Cuomo's pledge to clean up Albany unfulfilled
The criminal charges against nine of Governor Cuomo’s associates is only the latest incident in a wave of corruption that has enveloped the state capital for the past several years. When Cuomo first became Governor in 2011, he promised to do something about it. So far, he has not been successful.
Cuomo, in his inaugural speech as governor on January 1, 2011, promised that corruption at the capital would end and that the public trust would be restored during his tenure in office.
“We have lost the trust,” Cuomo said, “and we’re not going to get it back until we’ve cleaned up Albany and there’s real transparency.”
At the time, two former Senate leaders and a former state Comptroller had been convicted of fraud and bribery and a number of rank-and-file lawmakers had been convicted of corruption and, in one case, assaulting a girlfriend.
Since the governor’s term began, things have only gotten worse. Another Senate leader, Dean Skelos, and former Assembly Speaker Sheldon Silver were convicted of masterminding schemes that defrauded taxpayers of millions of dollars. They were sentenced to lengthy prison terms.

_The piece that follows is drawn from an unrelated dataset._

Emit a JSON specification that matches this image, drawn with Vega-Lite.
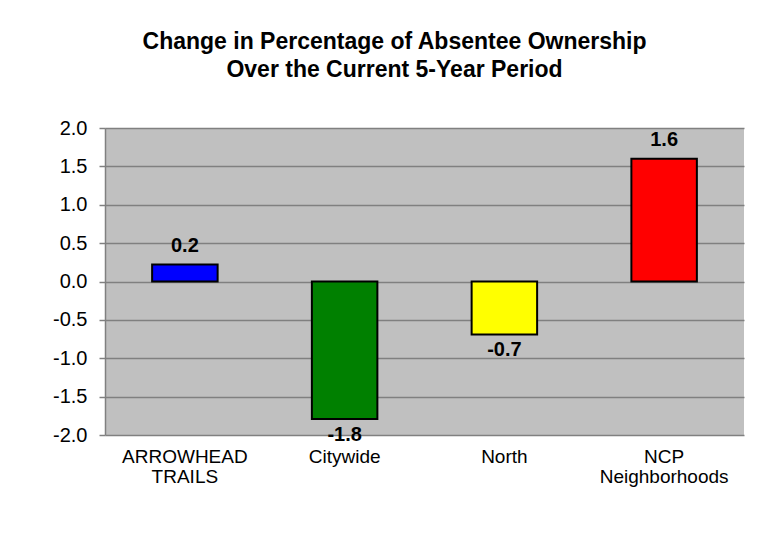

U.S. Attorney Preet Bharara looked into Cuomo’s handling of a Moreland Act Commission that was supposed to investigate the legislature and found no wrong doing in that instance. However, the Governor’s office had never been implicated until the criminal compliant was issued against longtime former Cuomo associates Joe Percoco, Todd Howe and SUNY Polytechnic President Alain Kaloyeros with six others by Bharara.
Cuomo says he will cooperate with the U.S. Attorney to make sure wrongdoers are punished severely. The Governor regarded the incident as the failings of a few individuals, not an indictment of the system.
He also announced that upstate economic development projects headed by suspended SUNY Polytechnic head Kaloyeros will continue, under Empire State Development Chair Howard Zemsky and that Zemsky will take steps to ensure that there is no more corruption.
Blair Horner, with the New York Public Interest Research Group and longtime reform advocate, says it is the system that needs to be fixed.
Horner says some of the Governor's top aides and allies viewed the governor’s economic development and energy policies “as a gold rush, where they were supposed to make themselves wealthy.” He says more transparency about the bidding process would prevent a few insiders from gaming the process.
“It’s the culture of secrecy,” Horner said. “Basically, the Governor has an honor system with a very small number of top aides.”
Cuomo, despite his pledge when he began as Governor, has not achieved any big changes in ethics reform. He set up a new ethics commission, which has been widely criticized as flawed and secretive. He has proposed public campaign financing several times, but has not been able to convince the legislature to pass it. Horner says it is time for Cuomo to try again.
“It should move ethics to the governor’s number one priority for next year,” he said.
However, the governor - now with a stain on his own administration - will be in a weakened position to seek any changes.